— Из моего повествования вы увидите, что мой мнимый разлад с государством и обществом начался раньше, чем вы думаете, — и что обвинявшие меня в этом были так же далеки от истины, как и теперь. Это было в 1935 году. Был у меня роман с одной женщиной — и нужно было вести дела осторожно, Т. к. у нее были и муж, и любовник. Условились мы с нею так: она будет в Одессе, я в Сухуми. О том, где мы встретимся, было условлено так: я за еду в Ялту, и там на почте будет меня ждать письмо до востребования с указанием места свидания. Чтобы проверить почтовых работников Ялты, я послал в Ялту до востребования письмо себе самому: вложил в конверт клочок газеты и надписал на конверте: М.М.Зощенко. Приезжаю в Ялту: письма от нее нет, а мое мне выдали с какой-то заминкой. Прошло 11 лет. Ухаживаю я за другой дамой. Мы сидим с ней на диване — позвонил телефон. Директор Зеленого театра приглашает — нет, даже умоляет — меня выступить — собралось больше 20 000 зрителей. Я отказываюсь — не хочу расставаться с дамой.
Она говорит:
— Почему ты отказываешься от славы? Ведь слава тебе милее всего.
— Откуда ты знаешь?
— Как же. Ведь ты сам себе пишешь письма. Однажды написал в Ялту, чтобы вся Ялта узнала, что знаменитый Зощенко удостоил ее посещением.
Я был изумлен. Она продолжала:
— Сунул в конверт газетный клочок, но на конверте вывел крупными буквами свое имя.
— Откуда ты знаешь!
— А мой муж был работником ГПУ, и это твое письмо наделало ему много хлопот. Письмо это было перлюстрировано, с него сняли фотографию, долго изучали текст газеты… — и т. д.
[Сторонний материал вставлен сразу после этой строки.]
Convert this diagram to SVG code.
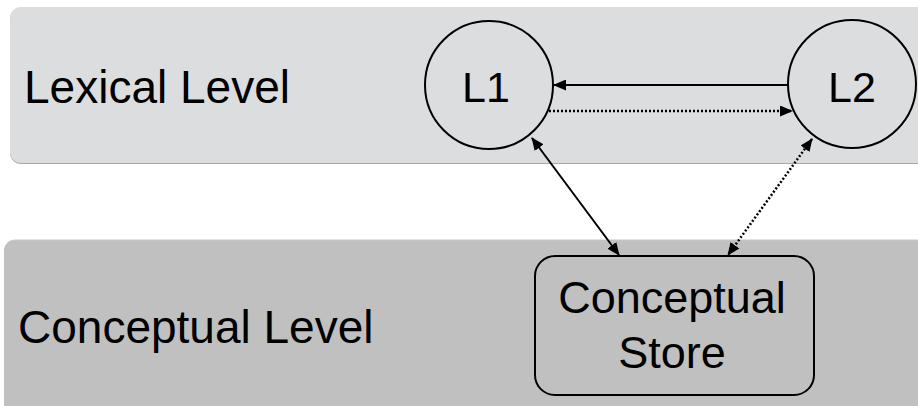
<svg xmlns="http://www.w3.org/2000/svg" width="918" height="406" viewBox="0 0 918 406">
<defs>
<marker id="ah" markerWidth="13" markerHeight="11" refX="12" refY="5.5" orient="auto-start-reverse" markerUnits="userSpaceOnUse">
<path d="M0,0 L13,5.5 L0,11 Z" fill="#000"/>
</marker>
<style>
.lbl{font-family:"Liberation Sans",Arial,Helvetica,sans-serif;fill:#000}
.node{fill:none;stroke:#000;stroke-width:2}
.ln{stroke:#000;stroke-width:2;fill:none}
.dot{stroke:#000;stroke-width:2.5;fill:none;stroke-dasharray:2 2}
</style>
</defs>
<rect width="918" height="406" fill="#fff"/>
<g id="lexical-band">
<rect x="10" y="8" width="930" height="156" rx="11" fill="#a8a8a8"/>
<rect x="10" y="7" width="930" height="156" rx="11" fill="#dcdddf"/>
<text class="lbl" x="24" y="103" font-size="46">Lexical Level</text>
</g>
<g id="conceptual-band">
<rect x="4" y="239.5" width="940" height="190" rx="11" fill="#c8c8c8"/>
<rect x="4" y="240.5" width="940" height="190" rx="11" fill="#c0c0c0"/>
<text class="lbl" x="18" y="343" font-size="46">Conceptual Level</text>
</g>
<g id="L1">
<circle class="node" cx="489" cy="85" r="64"/>
<text class="lbl" x="486" y="102" font-size="43" text-anchor="middle">L1</text>
</g>
<g id="L2">
<circle class="node" cx="852" cy="84" r="64"/>
<text class="lbl" x="852" y="102" font-size="43" text-anchor="middle">L2</text>
</g>
<g id="store">
<rect class="node" x="535" y="256" width="279" height="139" rx="20" fill="#c0c0c0"/>
<text class="lbl" x="672" y="313" font-size="45" text-anchor="middle">Conceptual</text>
<text class="lbl" x="672" y="368" font-size="45" text-anchor="middle">Store</text>
</g>
<g id="connectors">
<line class="ln" x1="788" y1="85" x2="554" y2="85" marker-end="url(#ah)"/>
<line class="dot" x1="549" y1="111" x2="792" y2="111" marker-end="url(#ah)"/>
<line class="ln" x1="532" y1="138" x2="619" y2="255" marker-start="url(#ah)" marker-end="url(#ah)"/>
<line class="dot" x1="812" y1="139" x2="728" y2="255" marker-start="url(#ah)" marker-end="url(#ah)"/>
</g>
</svg>
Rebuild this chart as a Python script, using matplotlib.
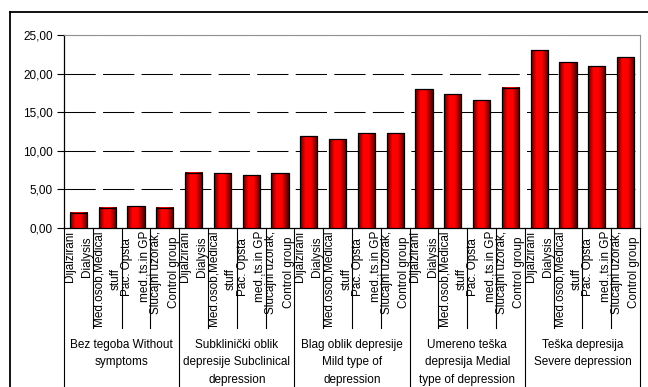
import numpy as np
import matplotlib.pyplot as plt
from matplotlib.colors import LinearSegmentedColormap
from matplotlib.transforms import blended_transform_factory

plt.rcParams['font.family'] = ['Liberation Sans', 'DejaVu Sans']

# depression level groups and respondent categories
groups = [
    "Bez tegoba Without\nsymptoms",
    "Subklinički oblik\ndepresije Subclinical\ndepression",
    "Blag oblik depresije\nMild type of\ndepression",
    "Umereno teška\ndepresija Medial\ntype of depression",
    "Teška depresija\nSevere depression",
]
categories = [
    "Dijalzirani\nDialysis",
    "Med.osob,Medical\nstuff",
    "Pac. Opsta\nmed.,ts.in GP",
    "Slucajni uzorak,\nControl group",
]
# one row per group, one column per category
values = [
    [1.95, 2.60, 2.80, 2.60],
    [7.15, 7.10, 6.85, 7.10],
    [11.90, 11.50, 12.30, 12.30],
    [18.00, 17.35, 16.55, 18.15],
    [23.00, 21.45, 20.95, 22.10],
]
yticks = [0, 5, 10, 15, 20, 25]

W, H = 648, 387
fig = plt.figure(figsize=(W / 100, H / 100), dpi=100)
ax = fig.add_axes([64 / W, 1 - 228 / H, (640 - 64) / W, (228 - 35) / H])

flat = [v for row in values for v in row]
xs = np.arange(len(flat))
bw = 0.6

# shaded red bars (dark edges, bright centre)
cmap = LinearSegmentedColormap.from_list(
    "barshade", [(0, "#5a0000"), (0.3, "#ff0000"), (0.6, "#ff0000"), (1, "#4a0000")])
grad = np.linspace(0, 1, 64).reshape(1, -1)
for x, v in zip(xs, flat):
    ax.imshow(grad, extent=[x - bw / 2, x + bw / 2, 0, v], aspect='auto',
              cmap=cmap, zorder=3, interpolation='bilinear')
ax.bar(xs, flat, width=bw, facecolor='none', edgecolor='black', linewidth=0.9, zorder=4)

ax.set_xlim(-0.5, len(flat) - 0.5)
ax.set_ylim(0, 25)
ax.set_yticks(yticks)
ax.set_yticklabels([f"{t:.2f}".replace('.', ',') for t in yticks], fontsize=8.5)
ax.tick_params(axis='y', length=5, width=0.8, pad=3)
ax.set_xticks([])

# dashed gridlines
for t in yticks[1:]:
    ln = ax.axhline(t, color='black' if t < 25 else '#707070', linewidth=0.75, zorder=1)
    ln.set_dashes((30, 7))

for s in ['top', 'right']:
    ax.spines[s].set_color('#909090')
    ax.spines[s].set_linewidth(0.8)
ax.spines['left'].set_linewidth(0.9)
ax.spines['bottom'].set_linewidth(0.9)

# category / group label area below the axis
tr = blended_transform_factory(ax.transData, ax.transAxes)
px = 1 / (228 - 35)
ycat = -(328 - 228) * px
ybot = -(400 - 228) * px
n = len(categories)
for i in range(len(flat) + 1):
    end = ybot if i % n == 0 else ycat
    ax.plot([i - 0.5, i - 0.5], [0, end], color='black', linewidth=0.8,
            transform=tr, clip_on=False)

for i, x in enumerate(xs):
    ax.text(x, -(231 - 228) * px, categories[i % n], transform=tr, rotation=90,
            ha='center', va='top', multialignment='center', fontsize=8.5,
            linespacing=1.6)

for g, label in enumerate(groups):
    ax.text(g * n + (n - 1) / 2, -(339 - 228) * px, label, transform=tr,
            ha='center', va='top', multialignment='center', fontsize=8.5,
            linespacing=1.6)

# chart frame
fig.add_artist(plt.Line2D([10 / W, 10 / W], [0, 1 - 12 / H], color='black', linewidth=1.3))
fig.add_artist(plt.Line2D([10 / W, 1], [1 - 12 / H, 1 - 12 / H], color='black', linewidth=1.3))

fig.savefig("out.png", dpi=100)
Таким образом вы видите, господа, что власть стала преследовать меня еще раньше, чем это было объявлено официально, — закончил Зощенко свою новеллу.
Это было бестактно. Рассказывать среди малознакомых людей о своих любовницах, о кознях ГПУ! Причем все это пахнет выдумкой! Было ясно, что здесь сказалась мания преследования, — как мне говорили — [она] всецело владеет Зощенкой.
Мы с Т.Тэсс переглянулись: конечно, невозможно и думать, что такой Зощенко может выступить на эстраде с воспоминаниями о Горьком.
Самый голос его, глухой, тягучий, недобрый, — не привлечет к нему сочувствия публики.
А давно ли он приехал из Караганды, не имея, где преклонить голову, и ночевал то у Андроникова, то у Степанова в их каморках.
Сегодня были у меня: Оля Грудцова, Наташа Тренева; мы сидели и читали переводы Заболоцкого из Важа Пшавелы и Гурамишвили, когда пришли Пастернак, Андроников — и позже Лида. Пастернак, трагический — с перекошенным ртом, без галстуха, рассказал, что сегодня он получил письмо из Вильны по-немецки, где сказано: «Когда вы слушаете, как наемные убийцы из „Голоса Америки“ хвалят ваш роман, вы должны сгореть со стыда».
Говорил о Рабиндранате Тагоре — его запросили из Индии, что он думает об этом поэте, — а он терпеть его не может, так как в нем нет той «плотности», в которой сущность искусства.
Взял у меня Фолкнера «Love in August»{3}.
Сегодня он первый раз после больницы был в городе — купил подарки сестрам и врачам этой лечебницы.
— Корней Иванович! Разрешите издать вашу книжку «От двух до пяти».
— Позвольте! Книжка требует кое-каких исправлений.
— Никаких исправлений не нужно. Книжка и без того хороша.
— Но ведь я автор. Я хотел бы…
— Но у нас уже сняты матрицы, и мы на днях приступаем к печатанию.
— Сколько же вы намерены напечатать экземпляров?
— Да тысяч триста!
— Ой, это много. Нельзя ли поменьше?
— Но говорят же вам, что мы уже
Пишу о Блоке — очень туго, без воодушевления. Чехов опять отложен.